Each nurse and educator that attended a Wednesday morning training event at Georgian Court University received a complimentary Narcan kit that will be replenished at no cost if the drug must be administered on a student or someone else on school grounds.

"I made it a voluntary program, but I'm proud to say that every single district within Ocean County is here. Every single high school in Ocean County is here," Ocean County Prosecutor Joseph Coronato told reporters during the event.

According to Coronato, the local heroin epidemic is gradually affecting younger and younger residents, as young as 17 and 18.

Narcan, a nasal spray, has had to be used on a student in one of the district's high schools, Coronato said, but he would not specify which school.

Samantha Hvidding, a nurse at Toms River High School East who attended the event, said Narcan not only saves lives, but gives "people a little extra time to make better decisions and get into treatment."

"There can be a problem anywhere, and it's not just with the children," Hvidding told New Jersey 101.5. "It can be anyone that enters our building.
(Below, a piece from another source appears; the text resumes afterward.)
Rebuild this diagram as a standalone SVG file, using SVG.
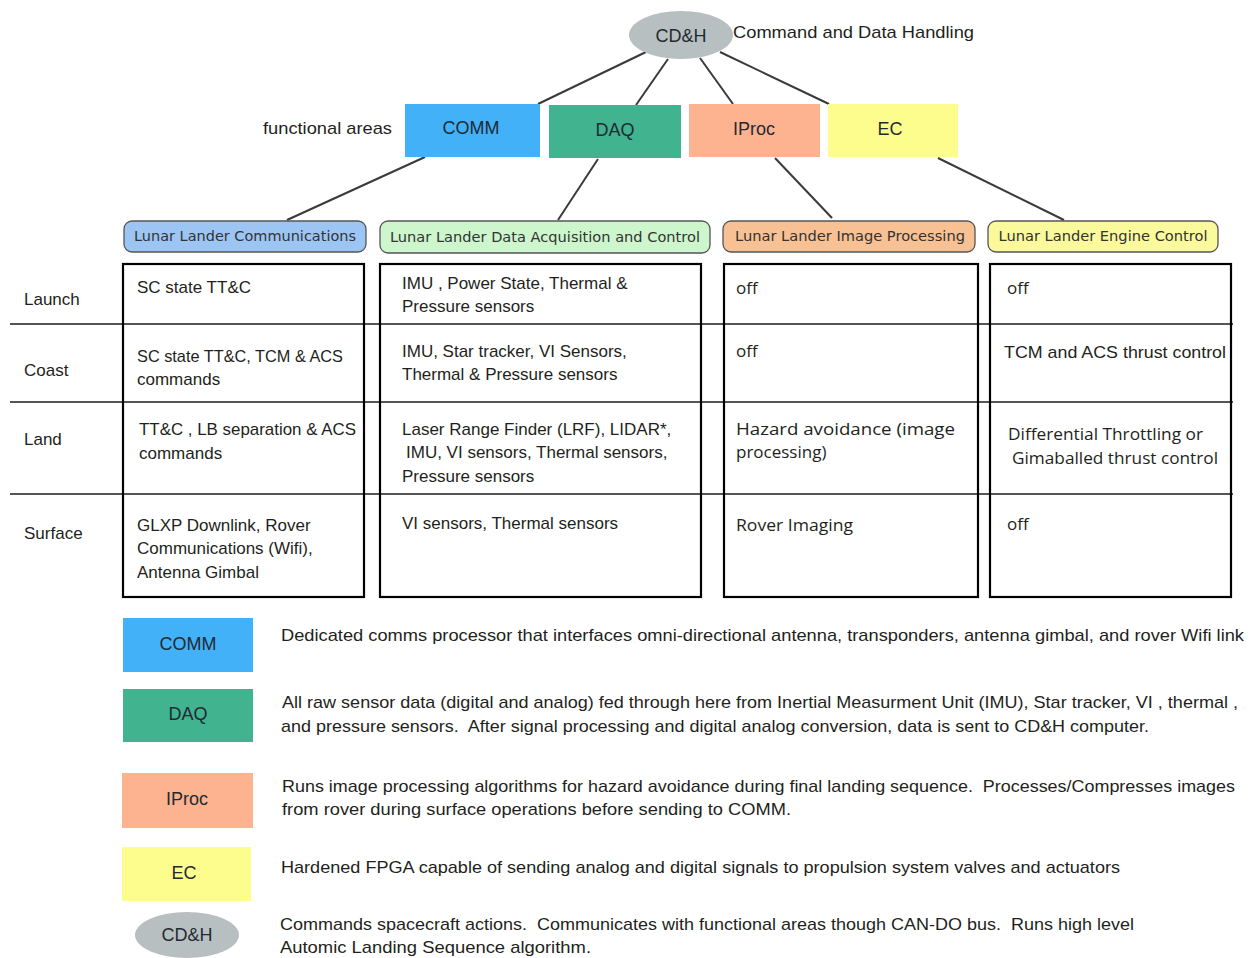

It can be a parent, a visitor, a delivery person."

The Narcan kits, provided by Adapt Pharma, offer doses twice as potent as the original spray used years ago, Coronato said.

"If they use it, we'll replace it, free of charge," he said. "We don't want money to be the issue here."

As of Dec. 1, the county has seen 180 heroin overdose deaths in 2016. There were 118 overdose deaths in 2015. Narcan has reversed an overdose 445 times so far this year, compared to 272 all of last year.